Quantum Open System Frontiers: Entanglement, Decoherence and Control

Date :From 2011-04-07 To 2011-04-27
Advisory committee :
Local coordinators :Wuming Liu (Inst. Phys. CAS), Su Yi (ITP, CAS) and Jianqiang You (Fudan)
International coordinators :J. H. Eberly (Rochester), Bei-Lok Hu (Maryland) and Ting Yu (Stevens)

 

Recent years have witnessed rapid development in the theory and practice of quantum open systems advancing our understanding of fundamental issues at the foundation of quantum mechanics and nonequilibrium statistical physics with a wide range of applications, notably in the nascent yet fast-growing field of quantum information science (QIS). The theory of quantum open systems has grown to be the essential core or an integral part of modern quantum optics, atomic and many-body systems, soft condensed matter physics, chemistry and biophysics, while its main ideas are being explored and applied to fundamental issues in quantum field theory, particle physics, gravitation and cosmology.  In particular, the paradigm of quantum open system provides the conceptual and technical framework for the investigation of quantum decoherence, entanglement and control, the former two being the critical issues in realizing quantum information processing (QIP) such as quantum computing, quantum teleportation, quantum cryptography, while quantum control holds the key to opening up the exciting brave new world of quantum technology.
 
Understanding the effects of environments on a quantum system such as the mechanisms of decoherence and the dynamics of entanglement in terms of quantum open systems is both of fundamental interest in quantum foundation issues and of practical importance in quantum information sciences. The processes of decoherence renders a quantum system classical, thus severely undermines the feasibility of QIP. The multifarious behavior of quantum entanglement, this distinct feature of quantum mechanics and the unique resource for QIP, from its generation to decay and revival, need be understood thoroughly for the design and implementation of quantum computers and quantum communication protocols. The mastery of quantum control with feedback mechanisms for specific functions is the key to the success of quantum design and engineering.
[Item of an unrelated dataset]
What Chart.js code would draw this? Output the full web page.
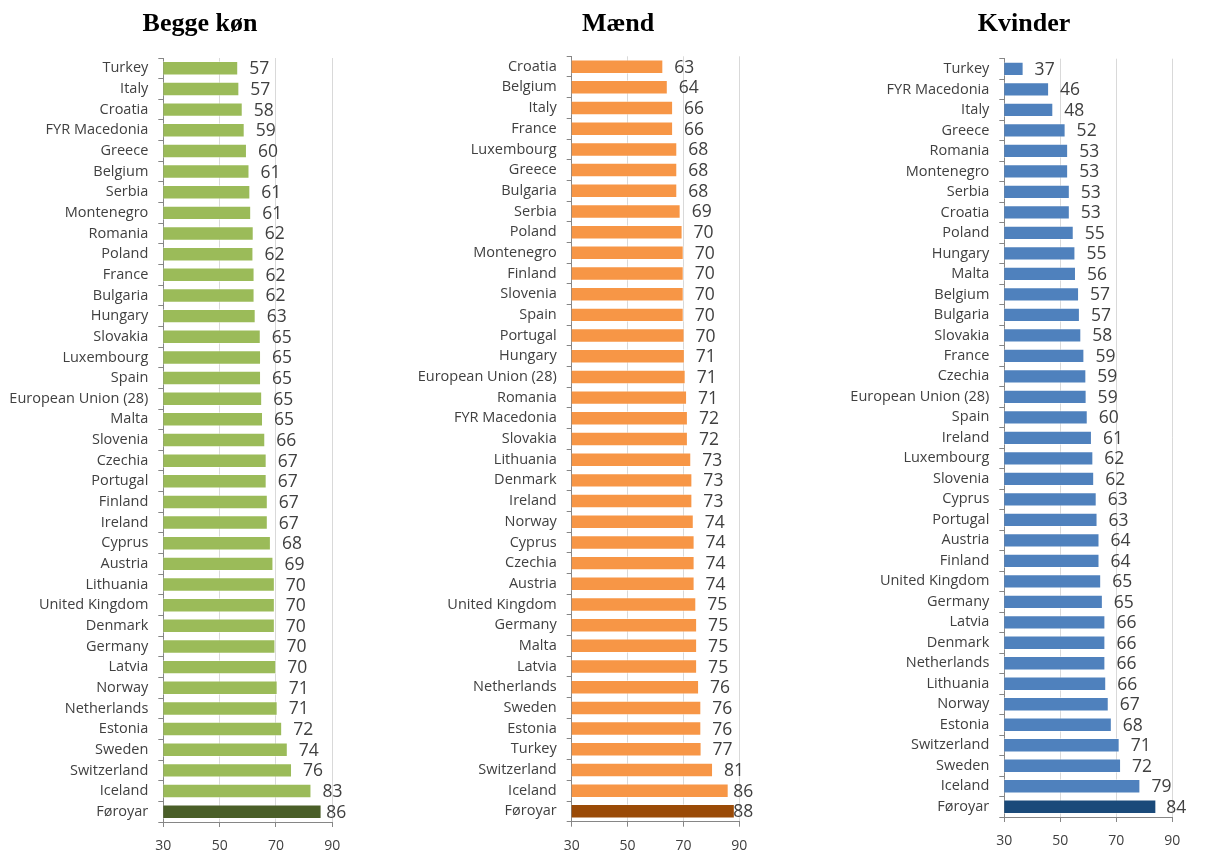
<!DOCTYPE html>
<html>
<head>
<meta charset="utf-8">
<script src="https://cdn.jsdelivr.net/npm/chart.js@4.4.1/dist/chart.umd.min.js"></script>
<style>
  body { margin: 0; background: #fff; }
  .panel { position: absolute; top: 0; height: 866px; }
  .title { position: absolute; top: 8px; width: 300px; line-height: 30px; text-align: center;
           font-family: "Liberation Serif", serif; font-weight: bold; font-size: 26px; color: #000; }
</style>
</head>
<body>
<div class="panel" style="left:0;width:400px"><canvas id="c1"></canvas></div>
<div class="panel" style="left:418px;width:400px"><canvas id="c2"></canvas></div>
<div class="panel" style="left:840px;width:368px"><canvas id="c3"></canvas></div>
<div class="title" style="left:50px">Begge køn</div>
<div class="title" style="left:468px">Mænd</div>
<div class="title" style="left:874px">Kvinder</div>
<script>
// Begge køn
const bothLabels = ["Turkey","Italy","Croatia","FYR Macedonia","Greece","Belgium","Serbia","Montenegro","Romania","Poland","France","Bulgaria","Hungary","Slovakia","Luxembourg","Spain","European Union (28)","Malta","Slovenia","Czechia","Portugal","Finland","Ireland","Cyprus","Austria","Lithuania","United Kingdom","Denmark","Germany","Latvia","Norway","Netherlands","Estonia","Sweden","Switzerland","Iceland","Føroyar"];
const bothValues = [56.6,57.0,58.2,58.9,59.7,60.6,60.9,61.2,62.1,62.0,62.4,62.4,62.8,64.6,64.7,64.7,65.1,65.4,66.2,66.7,66.7,67.1,67.1,68.2,69.1,69.6,69.6,69.6,69.8,70.1,70.6,70.6,72.2,74.2,75.7,82.6,86.2];

// Mænd
const menLabels = ["Croatia","Belgium","Italy","France","Luxembourg","Greece","Bulgaria","Serbia","Poland","Montenegro","Finland","Slovenia","Spain","Portugal","Hungary","European Union (28)","Romania","FYR Macedonia","Slovakia","Lithuania","Denmark","Ireland","Norway","Cyprus","Czechia","Austria","United Kingdom","Germany","Malta","Latvia","Netherlands","Sweden","Estonia","Turkey","Switzerland","Iceland","Føroyar"];
const menValues = [62.8,64.4,66.3,66.3,67.8,67.8,67.8,69.0,69.7,70.1,70.1,70.1,70.1,70.4,70.5,70.8,71.3,71.6,71.6,72.8,73.2,73.2,73.7,74.0,74.0,74.0,74.6,74.9,74.9,74.9,75.6,76.4,76.4,76.5,80.6,86.2,88.4];

// Kvinder
const womenLabels = ["Turkey","FYR Macedonia","Italy","Greece","Romania","Montenegro","Serbia","Croatia","Poland","Hungary","Malta","Belgium","Bulgaria","Slovakia","France","Czechia","European Union (28)","Spain","Ireland","Luxembourg","Slovenia","Cyprus","Portugal","Austria","Finland","United Kingdom","Germany","Latvia","Denmark","Netherlands","Lithuania","Norway","Estonia","Switzerland","Sweden","Iceland","Føroyar"];
const womenValues = [36.9,46.0,47.5,51.9,52.8,52.8,53.4,53.4,54.8,55.4,55.6,56.7,57.0,57.5,58.6,59.3,59.4,59.8,61.3,61.8,62.1,63.0,63.3,64.0,64.0,64.6,65.2,66.1,66.1,66.1,66.4,67.3,68.4,71.2,71.7,78.6,84.3];

const xTicks = [30, 50, 70, 90];

const valueLabels = {
  id: 'valueLabels',
  afterDatasetsDraw(chart) {
    var ctx = chart.ctx;
    var meta = chart.getDatasetMeta(0);
    var xs = chart.scales.x;
    var vals = chart.data.datasets[0].data;
    ctx.save();
    ctx.font = '17.5px "Open Sans"';
    ctx.fillStyle = '#404040';
    ctx.textBaseline = 'middle';
    meta.data.forEach((bar, i) => {
      var txt = String(Math.round(vals[i]));
      var w = ctx.measureText(txt).width;
      var x = bar.x + 11;
      // keep label inside the plot area like the original
      if (x + w > xs.right + 14) x = xs.right + 14 - w;
      ctx.fillText(txt, x, bar.y + 1);
    });
    ctx.restore();
  }
};

function makeChart(id, labels, values, color, lastColor, opts) {
  var colors = values.map((v, i) => i == values.length - 1 ? lastColor : color);
  return new Chart(id, {
    type: 'bar',
    data: {
      labels: labels,
      datasets: [{
        data: values,
        backgroundColor: colors,
        borderColor: 'rgba(255,255,255,0.45)',
        borderWidth: 1,
        borderSkipped: false,
        barPercentage: 0.7,
        categoryPercentage: 1
      }]
    },
    plugins: [valueLabels],
    options: {
      indexAxis: 'y',
      responsive: true,
      maintainAspectRatio: false,
      animation: false,
      layout: { padding: { top: opts.top, left: 0, right: opts.right, bottom: opts.bottom } },
      plugins: {
        legend: { display: false },
        tooltip: { enabled: false }
      },
      scales: {
        x: {
          min: 30,
          max: 90,
          afterBuildTicks: (scale) => { scale.ticks = xTicks.map(v => ({ value: v })); },
          afterFit: (scale) => { scale.height = 36; },
          grid: { color: '#d9d9d9', tickColor: '#868686', tickLength: 5 },
          border: { color: '#868686' },
          ticks: { color: '#404040', font: { family: 'Open Sans', size: 14 }, padding: 11 }
        },
        y: {
          afterFit: (scale) => { scale.width = opts.axisW; },
          grid: { offset: true, drawOnChartArea: false, tickColor: '#868686', tickLength: 5 },
          border: { color: '#868686' },
          ticks: { color: '#404040', font: { family: 'Open Sans', size: 14.5 }, padding: 10, autoSkip: false }
        }
      }
    }
  });
}

makeChart('c1', bothLabels, bothValues, '#9bbb59', '#4a5f28',
  { axisW: 163.3, right: 67.7, top: 58, bottom: 8 });
makeChart('c2', menLabels, menValues, '#f79646', '#9a4a06',
  { axisW: 153.7, right: 78.7, top: 56.3, bottom: 8.3 });
makeChart('c3', womenLabels, womenValues, '#4f81bd', '#1a4a7a',
  { axisW: 164.3, right: 35.7, top: 58.7, bottom: 13 });
</script>
</body>
</html>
It is for this reason that this program on the frontier of quantum open systems focuses on these three key elements of quantum science and technology. 
 
 
 
This program aims to capture the most important developments in these areas of quantum open system achieved in the last five years and to lay out important issues to meet future challenges.  The program includes three major components: (a) Tutorials and lectures to introduce and educate a new generation of young researchers into these areas of research; (b) Seminars on the state-of-the-art by leading world experts; (c) A week-long workshop open to a wider spectrum of participants. The program on this theme at KITPC will provide a stimulating environment for young researchers to interact with world experts in this exciting research area and is expected to make an enduring impact on their future research careers.
 
The program will cover a broad range of theoretical topics as well as key experimental findings. The following topics will be addressed (but not limited to) in this program:
 
A. Dynamics of entanglement: Generation and transport
B. Decoherence and control of non-Markovian open systems
C. Coherent manipulation and control of entanglement
D. Decoherence and disentanglement of ``small” systems
E. Entanglement in the context of quantum field theory
F. Experimental probes and utilization of entanglement
G. Quantum trajectories and quantum feedback
H. Theory and experiments in quantum control